Youth unemployment is concerning for the UK, with predicted costs of £28 billion over the next decade*, 84% of UK CEOs concerned about the availability of skills**, workforces getting older and young people lacking the skills and experience they need to get a job. Most employers recruit based on work experience yet only 30% of employers offer work experience***. This leaves young people in a difficult cycle of ‘no experience, no job, no job, no experience’. 

Movement to Work was started by a group of chief executives from some of the UK’s largest employers, and is designed to provide high-quality work experience and training to unemployed young people.
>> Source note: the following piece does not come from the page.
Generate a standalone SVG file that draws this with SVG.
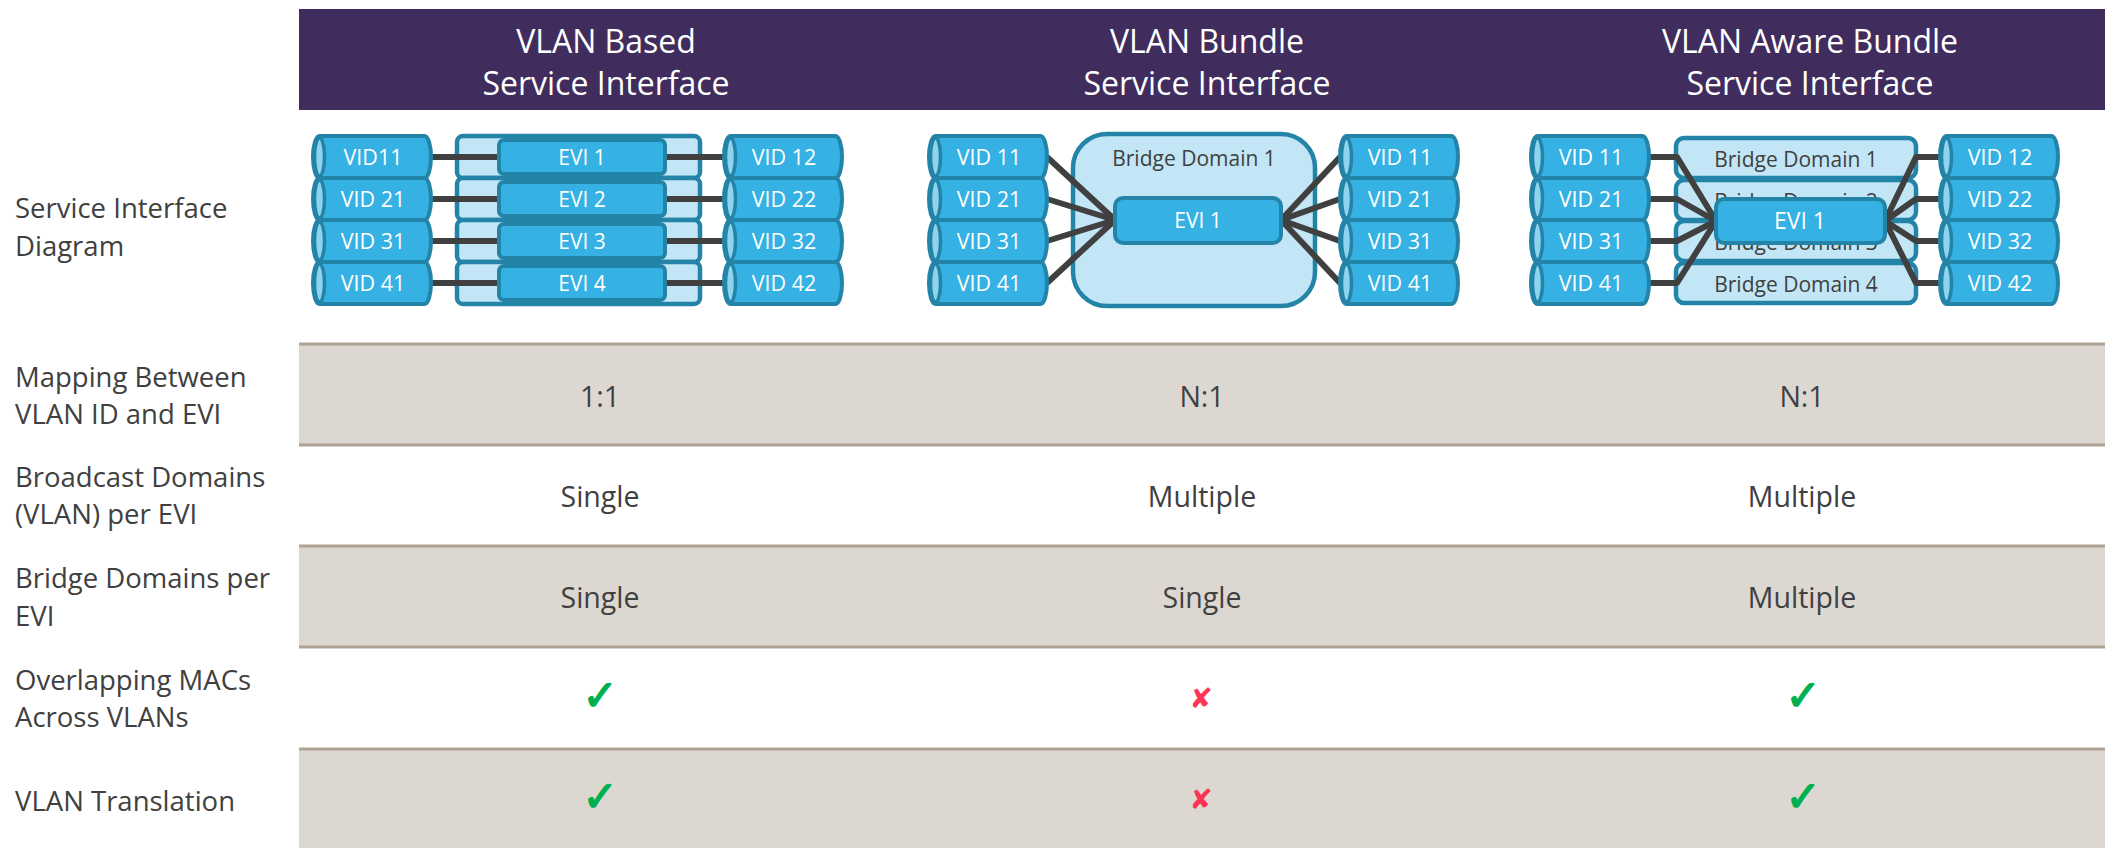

Our chief executive, Marc Bolland, has been one of the driving forces behind Movement to Work since he and 14 other chief executives launched it alongside the Prime Minister in October 2013.  

I have been seconded to Movement to Work for almost a year, working with UK employers, big and small, and so far around 200 employers have joined and provided over 15,000 opportunities for young unemployed people. I work with a team of people from HSBC, Accenture, WPP, the Cabinet Office and DWP and our aim is to support 100,000 young unemployed people, helping them to take steps into employment. 

Movement to Work

There are 2 commitments that employers make to join Movement to Work. The first is to provide high quality training and work experience placements to unemployed young people, equivalent to around 1% of their UK workforce. At M&S we provide opportunities for 1400 young people per year (2% of our UK workforce). The second is to encourage their supply chains to make the same commitment and by doing this we create a ripple effect across the UK. At M&S we have done this through our food supply chain and are in the process of engaging our property, logistics and digital supply chains. 

One of the brilliant things about Movement to Work is that we are all working towards a common goal. Employers who are part of Movement to Work are happy to share resources and insight into what works and what doesn’t in their organisation. It’s rare that you get UK retailers sharing ideas with one another, or large financial institutions working together, but in Movement to Work, we know that collaboration is the best way to tackle the issue. 

Joining Movement to Work has given me a very different insight into social issues in the UK, the role of government and the vital role of businesses. When I meet young people whose lives have been transformed by completing a Movement to Work programme, I am inspired by what can be achieved when private, public and charitable sectors work together. 

Find out more about Movement to Work here.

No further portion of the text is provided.